Best Supporting Actor:
Makes me want to see Iris.

Best Sound Editing:
If there's a war movie, it always wins this category. If there's no war movie that year, or if it's a year with a prominent Hollywoodian at the helm of a sci-fi movie, that'll get it. Natch, with sci-fi creds and war, too, Scott's Black Hawk Down won this.

Best Art/Set:
Kinda feel sorry for Harry Potter, in a way: it didn't get nuthin. How the frell Moulin Rouge got it over LotR, though . . . it's beyond me. Way beyond me. I mean, for heaven's sake, the movie's had a special and supposedly a museum exhibit (did that ever happen?) about how much went into the art and sets for it. I just really can't believe it didn't win.

Best Cinematography:
Well, yay, LotR, but, well, in fairness, I'm not sure it's that hard to make a travelogue of the extraordinarily-gorgeous New Zealand.

Best Makeup:
I am not surprised they showed John Rhys-Davies in the clips for this one. Bless your heart, man, I do hope you feel a little vindicated for the skin you lost for this part. Putting prosthetics over scabs, and then on the third day, when there was simply no skin left around his eyes to work with, and then acting through it . . . bless you, Gimli, bless you.

Best Film Editing:
No, I really have no idea why Memento didn't win this like it should've. I think because the Academy voters have gotten ingrained to think "editing = war/sci-fi movie" and "documentary = Holocaust pic."

Best Supporting Actress:
The only category that I liked four out of the five nominees, and the fifth I didn't dislike, she was just an unknown quantity to me. Helen Mirren or J. Connelly would have been especially happy for me, and J. Connelly won. However, there's just one problem: this is the only award I didn't see awarded. Pizza arrived. So, I still didn't actually get to see "the Academy did something right" in progress.

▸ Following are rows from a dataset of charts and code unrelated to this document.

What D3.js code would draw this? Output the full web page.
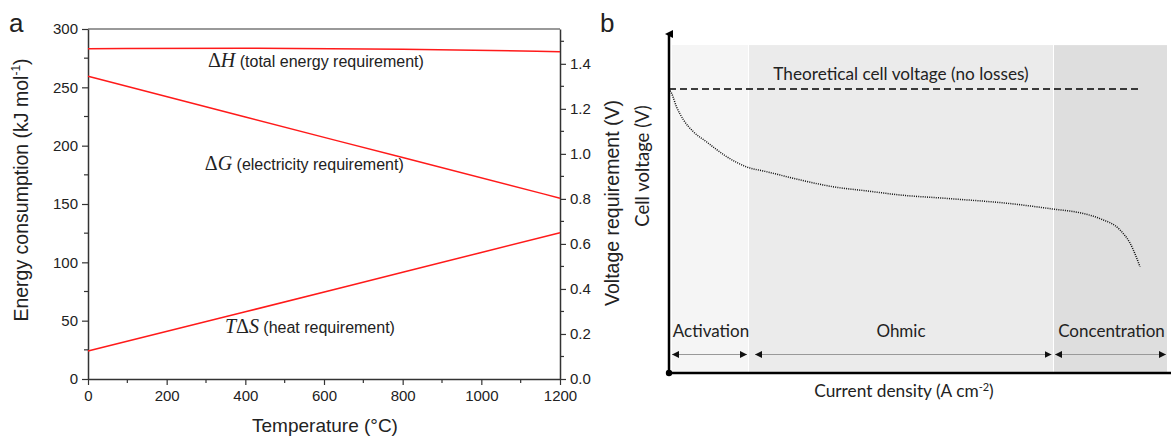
<!DOCTYPE html>
<html>
<head>
<meta charset="utf-8">
<script src="https://cdn.jsdelivr.net/npm/d3@7"></script>
<style>
  body { margin: 0; background: #fff; }
  svg { display: block; }
  .sa { font-family: "Liberation Sans", Arial, sans-serif; fill: #222; }
  .sb { font-family: Lato, "Open Sans", sans-serif; fill: #222; }
  .math { font-family: "Liberation Serif", "DejaVu Serif", serif; }
</style>
</head>
<body>
<svg id="chart" width="1171" height="437"></svg>
<script>
// ---- panel a data ----
var temps = [0, 400, 800, 1200];
var dH = [283, 283.6, 282.6, 280.6];      // total energy requirement
var dG = [259.5, 224.5, 189.8, 155];      // electricity requirement
var TdS = [24, 57.6, 91.5, 125.4];        // heat requirement
var energyTicks = [0, 50, 100, 150, 200, 250, 300];
var voltTicks = [0, 0.2, 0.4, 0.6, 0.8, 1.0, 1.2, 1.4];
var tempTicks = [0, 200, 400, 600, 800, 1000, 1200];

// ---- panel b data (arbitrary units 0-100) ----
var curveX = [0, 0.5, 1.5, 2.9, 4.9, 7.5, 11.5, 15.5, 19.5, 26.2, 32.8, 39.5, 46.2, 55.5, 68.8, 76.8, 82.2, 86.2, 90.2, 92.2, 94.2];
var curveY = [82.8, 81.6, 77.6, 73.8, 70.3, 67.4, 63.1, 60.1, 58.7, 56.3, 54.3, 53.1, 51.9, 50.9, 49.3, 47.8, 46.7, 45.0, 41.7, 37.9, 31.0];
var theoretical = 82.8;
var regionNames = ["Activation", "Ohmic", "Concentration"];
var regionStart = [0.6, 16, 77];
var regionEnd = [15.8, 76.8, 99.6];
var regionFill = ["#f5f5f5", "#ebebeb", "#dedede"];

var svg = d3.select("#chart");

// ================= panel a =================
var x = d3.scaleLinear().domain([0, 1200]).range([88, 560]);
var y = d3.scaleLinear().domain([0, 300]).range([379, 29]);
var yv = d3.scaleLinear().domain([0, 300 / (2 * 96.485)]).range([379, 29]);

var ga = svg.append("g").attr("class", "sa");

// frame top
ga.append("line").attr("x1", x(0)).attr("x2", x(1200)).attr("y1", y(300)).attr("y2", y(300))
  .attr("stroke", "#777").attr("stroke-width", 1.5);

// minor ticks
ga.append("g").selectAll("line").data(d3.range(25, 300, 50)).enter().append("line")
  .attr("x1", x(0)).attr("x2", x(0) - 4).attr("y1", function(d) { return y(d); }).attr("y2", function(d) { return y(d); })
  .attr("stroke", "#333").attr("stroke-width", 1.2);
ga.append("g").selectAll("line").data(d3.range(100, 1200, 200)).enter().append("line")
  .attr("y1", y(0)).attr("y2", y(0) + 4).attr("x1", function(d) { return x(d); }).attr("x2", function(d) { return x(d); })
  .attr("stroke", "#333").attr("stroke-width", 1.2);
ga.append("g").selectAll("line").data([0.1, 0.3, 0.5, 0.7, 0.9, 1.1, 1.3, 1.5]).enter().append("line")
  .attr("x1", x(1200)).attr("x2", x(1200) + 4).attr("y1", function(d) { return yv(d); }).attr("y2", function(d) { return yv(d); })
  .attr("stroke", "#333").attr("stroke-width", 1.2);

var axL = ga.append("g").attr("transform", "translate(" + x(0) + ",0)")
  .call(d3.axisLeft(y).tickValues(energyTicks).tickSize(6).tickSizeOuter(0).tickPadding(4));
var axB = ga.append("g").attr("transform", "translate(0," + y(0) + ")")
  .call(d3.axisBottom(x).tickValues(tempTicks).tickFormat(d3.format("d")).tickSize(6).tickSizeOuter(0).tickPadding(5));
var axR = ga.append("g").attr("transform", "translate(" + x(1200) + ",0)")
  .call(d3.axisRight(yv).tickValues(voltTicks).tickFormat(d3.format(".1f")).tickSize(6).tickSizeOuter(0).tickPadding(4));
[axL, axB, axR].forEach(function(a) {
  a.select(".domain").attr("stroke", "#333").attr("stroke-width", 1.5);
  a.selectAll(".tick line").attr("stroke", "#333").attr("stroke-width", 1.2);
  a.selectAll(".tick text").attr("font-size", 15).attr("fill", "#222")
    .attr("font-family", "Liberation Sans, Arial, sans-serif");
});

// lines
var line = d3.line().x(function(d) { return x(d[0]); }).y(function(d) { return y(d[1]); }).curve(d3.curveMonotoneX);
[dH, dG, TdS].forEach(function(s) {
  ga.append("path").datum(temps.map(function(t, i) { return [t, s[i]]; }))
    .attr("d", line).attr("fill", "none").attr("stroke", "#ff1a1a").attr("stroke-width", 1.5);
});

// line labels
function lineLabel(tx, ty, sym, rest) {
  var t = ga.append("text").attr("x", x(tx)).attr("y", y(ty)).attr("font-size", 16);
  sym.forEach(function(p) {
    t.append("tspan").attr("class", "math").attr("font-size", 20)
      .attr("font-style", p[1] ? "italic" : "normal").text(p[0]);
  });
  t.append("tspan").text(" " + rest);
}
lineLabel(305, 267.5, [["Δ", false], ["H", true]], "(total energy requirement)");
lineLabel(297, 179, [["Δ", false], ["G", true]], "(electricity requirement)");
lineLabel(348, 39.4, [["T", true], ["Δ", false], ["S", true]], "(heat requirement)");

// axis titles
var yl = ga.append("text").attr("transform", "translate(28,190) rotate(-90)").attr("text-anchor", "middle")
  .attr("font-size", 19.5).text("Energy consumption (kJ mol");
yl.append("tspan").attr("font-size", 12).attr("dy", -8).text("-1");
yl.append("tspan").attr("dy", 8).text(")");
ga.append("text").attr("x", 325).attr("y", 432).attr("text-anchor", "middle").attr("font-size", 19).text("Temperature (°C)");
ga.append("text").attr("transform", "translate(619,203) rotate(-90)").attr("text-anchor", "middle")
  .attr("font-size", 19.5).text("Voltage requirement (V)");
ga.append("text").attr("x", 9).attr("y", 32).attr("font-size", 26).text("a");

// ================= panel b =================
var bx = d3.scaleLinear().domain([0, 100]).range([669, 1169]);
var by = d3.scaleLinear().domain([0, 100]).range([373, 30]);
var gb = svg.append("g").attr("class", "sb");

gb.selectAll("rect.region").data(regionNames).enter().append("rect")
  .attr("x", function(d, i) { return bx(regionStart[i]); })
  .attr("width", function(d, i) { return bx(regionEnd[i]) - bx(regionStart[i]); })
  .attr("y", by(95.6)).attr("height", by(0) - by(95.6))
  .attr("fill", function(d, i) { return regionFill[i]; });

// region arrows
var defs = svg.append("defs");
defs.append("marker").attr("id", "ah").attr("viewBox", "0 0 10 10").attr("refX", 10).attr("refY", 5)
  .attr("markerWidth", 7).attr("markerHeight", 7).attr("markerUnits", "userSpaceOnUse").attr("orient", "auto-start-reverse")
  .append("path").attr("d", "M0,0 L10,5 L0,10 z").attr("fill", "#111");
var arrowStart = [0.6, 17.2, 77.2];
var arrowEnd = [15.6, 76.5, 99.4];
gb.selectAll("line.rarrow").data(regionNames).enter().append("line")
  .attr("x1", function(d, i) { return bx(arrowStart[i]); })
  .attr("x2", function(d, i) { return bx(arrowEnd[i]); })
  .attr("y1", by(5.4)).attr("y2", by(5.4))
  .attr("stroke", "#999").attr("stroke-width", 1.2)
  .attr("marker-start", "url(#ah)").attr("marker-end", "url(#ah)");
gb.selectAll("text.rlabel").data(regionNames).enter().append("text")
  .attr("x", function(d, i) { return (bx(regionStart[i]) + bx(regionEnd[i])) / 2 + (i === 1 ? 0 : 1); })
  .attr("y", by(10.6)).attr("text-anchor", "middle").attr("font-size", 17).text(function(d) { return d; });

// theoretical line
gb.append("line").attr("x1", bx(0)).attr("x2", bx(94.2)).attr("y1", by(theoretical)).attr("y2", by(theoretical))
  .attr("stroke", "#000").attr("stroke-width", 1.3).attr("stroke-dasharray", "7,4");
gb.append("text").attr("x", 901).attr("y", by(theoretical) - 9).attr("text-anchor", "middle")
  .attr("font-size", 17.2).text("Theoretical cell voltage (no losses)");

// polarization curve
var cline = d3.line().x(function(d) { return bx(d[0]); }).y(function(d) { return by(d[1]); }).curve(d3.curveMonotoneX);
gb.append("path").datum(curveX.map(function(v, i) { return [v, curveY[i]]; }))
  .attr("d", cline).attr("fill", "none").attr("stroke", "#111").attr("stroke-width", 1.5)
  .attr("stroke-dasharray", "1,1.2");

// axes
defs.append("marker").attr("id", "ya").attr("viewBox", "0 0 10 10").attr("refX", 5).attr("refY", 5)
  .attr("markerWidth", 8).attr("markerHeight", 9).attr("markerUnits", "userSpaceOnUse").attr("orient", "auto")
  .append("path").attr("d", "M0,10 L5,0 L10,10 z").attr("fill", "#000");
gb.append("line").attr("x1", bx(0)).attr("x2", bx(0)).attr("y1", by(0)).attr("y2", by(100) + 4)
  .attr("stroke", "#000").attr("stroke-width", 2.5).attr("marker-end", "url(#ya)");
gb.append("line").attr("x1", bx(0)).attr("x2", 1171).attr("y1", by(0)).attr("y2", by(0))
  .attr("stroke", "#000").attr("stroke-width", 2.5);
gb.append("circle").attr("cx", bx(0)).attr("cy", by(0)).attr("r", 3.2).attr("fill", "#000");

var xt = gb.append("text").attr("x", 904).attr("y", 397).attr("text-anchor", "middle").attr("font-size", 17.3)
  .text("Current density (A cm");
xt.append("tspan").attr("font-size", 11).attr("dy", -6).text("-2");
xt.append("tspan").attr("dy", 6).text(")");
gb.append("text").attr("transform", "translate(649,166) rotate(-90)").attr("text-anchor", "middle")
  .attr("font-size", 18.5).text("Cell voltage (V)");
gb.append("text").attr("x", 600).attr("y", 32).attr("font-size", 26).attr("font-family", "Liberation Sans, Arial, sans-serif").text("b");
</script>
</body>
</html>
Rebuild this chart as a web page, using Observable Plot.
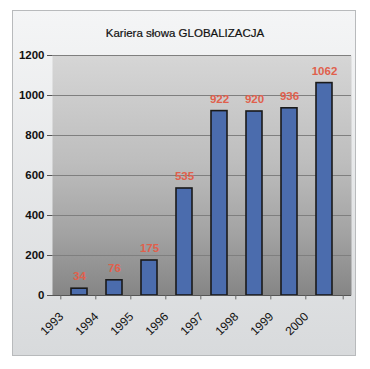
<!DOCTYPE html>
<html>
<head>
<meta charset="utf-8">
<script src="https://cdn.jsdelivr.net/npm/d3@7"></script>
<script src="https://cdn.jsdelivr.net/npm/@observablehq/plot@0.6"></script>
<style>
  html, body { margin: 0; padding: 0; background: #ffffff; }
  #wrap { position: relative; width: 370px; height: 369px; overflow: hidden; font-family: "Liberation Sans", Arial, sans-serif; }
  #frame { position: absolute; left: 12px; top: 10px; width: 344px; height: 346px; border: 1px solid #b8babc;
           background: linear-gradient(#f4f5f6, #d8dadc); box-sizing: border-box; }
  #title { position: absolute; left: 0; width: 370px; top: 27px; text-align: center; font-size: 11.5px; color: #111; -webkit-text-stroke: 0.2px #111; }
  #chart { position: absolute; left: 0; top: 0; }
</style>
</head>
<body>
<div id="wrap">
  <div id="frame"></div>
  <div id="title">Kariera słowa GLOBALIZACJA</div>
  <div id="chart"></div>
</div>
<script>
const years = ["1993", "1994", "1995", "1996", "1997", "1998", "1999", "2000"];
const counts = [34, 76, 175, 535, 922, 920, 936, 1062];
const yTicks = [0, 200, 400, 600, 800, 1000, 1200];

const data = years.map((y, i) => ({year: y, value: counts[i]}));
const step = (351 - 52) / years.length;

const plot = Plot.plot({
  width: 370,
  height: 369,
  marginLeft: 52,
  marginRight: 19,
  marginTop: 55,
  marginBottom: 74,
  style: {background: "transparent", fontFamily: "Liberation Sans, Arial, sans-serif", overflow: "visible"},
  x: {domain: years, padding: 0.54, label: null},
  y: {domain: [0, 1200], label: null},
  marks: [
    Plot.frame({fill: "url(#plotgrad)", stroke: null}),
    Plot.gridY(yTicks, {stroke: "#7f7f7f", strokeOpacity: 1, strokeWidth: 1}),
    Plot.axisY(yTicks, {tickSize: 5, tickPadding: 3, tickFormat: d => String(d), fontSize: 11.5, fontWeight: "bold", fill: "#111", stroke: "#555", label: null}),
    Plot.ruleX([0], {frameAnchor: "left", stroke: "#666"}),
    Plot.barY(data, {x: "year", y: "value", fill: "#4b6cad", stroke: "#1a1a1a", strokeWidth: 1.6}),
    Plot.text(data, {x: "year", y: "value", text: d => String(d.value), dy: -12, fill: "#e0604c", fontWeight: "bold", fontSize: 11.5}),
    Plot.ruleY([0], {stroke: "#555"}),
    Plot.ruleX(years, {x: d => d, y1: 0, y2: -22, dx: -step / 2, stroke: "#666"}),
    Plot.ruleX([years[years.length - 1]], {x: d => d, y1: 0, y2: -22, dx: step / 2, stroke: "#666"}),
    Plot.axisX({tickSize: 0, tickRotate: -45, tickPadding: 10, dx: -18, dy: 9, fontSize: 12, fill: "#111", label: null})
  ]
});

const ns = "http://www.w3.org/2000/svg";
const defs = document.createElementNS(ns, "defs");
defs.innerHTML = `<linearGradient id="plotgrad" x1="0" y1="0" x2="0" y2="1">
  <stop offset="0%" stop-color="#d6d6d6"/>
  <stop offset="45%" stop-color="#bdbdbd"/>
  <stop offset="75%" stop-color="#a2a2a2"/>
  <stop offset="100%" stop-color="#858585"/>
</linearGradient>`;
plot.insertBefore(defs, plot.firstChild);
document.getElementById("chart").appendChild(plot);
</script>
</body>
</html>
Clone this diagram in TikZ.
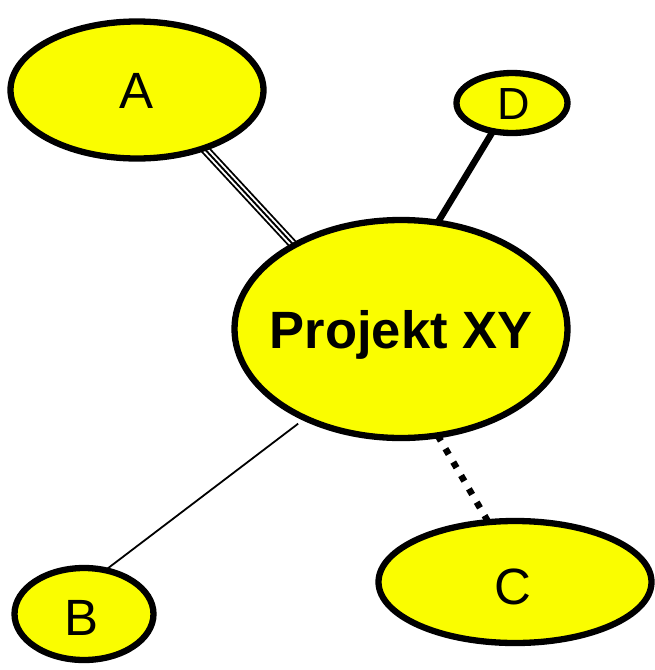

Ugh. Cameron Diaz drives me nuts. The dress was lovely, but her hair looked awful, and it was made worse by the fact that she was chewing gum like a damned cow during the ceremony. I missed Bjork this year, bless her. Nicole Kidman's dress was unattractive, but she always reminds me of a wicked stepsister of some sort. I think Julia Roberts is highly overrated, but her dresses the past two years have been good. J.Lo's hair looked stupid. What the hell was Gwyneth Paltrow thinking? Was she trying to make her torso look as ugly as possible? Dunst: just because they made it doesn't mean they made it for you, dear. Try again. Berry was exquisitely gorgeous, but I somehow don't think she would have chosen that dress if she'd thought she had a chance in hell of winning. Laura Harring: a little odd, but it looked good. Reese Witherspoon looked lovely, as did Kate Winslet. Naomi Watts, ditto on the odd but good. Someone, please help Helen Hunt dress. And let it not be Gwyneth Paltrow.

Worst dress of the night:
Paltrow. She looked lumpy, like the potter wasn't even remotely finished with her yet.

Nice to see Glenn Close, but that whole commentator thing was rather odd.

Very best part of the night for me? Cirque de Soleil.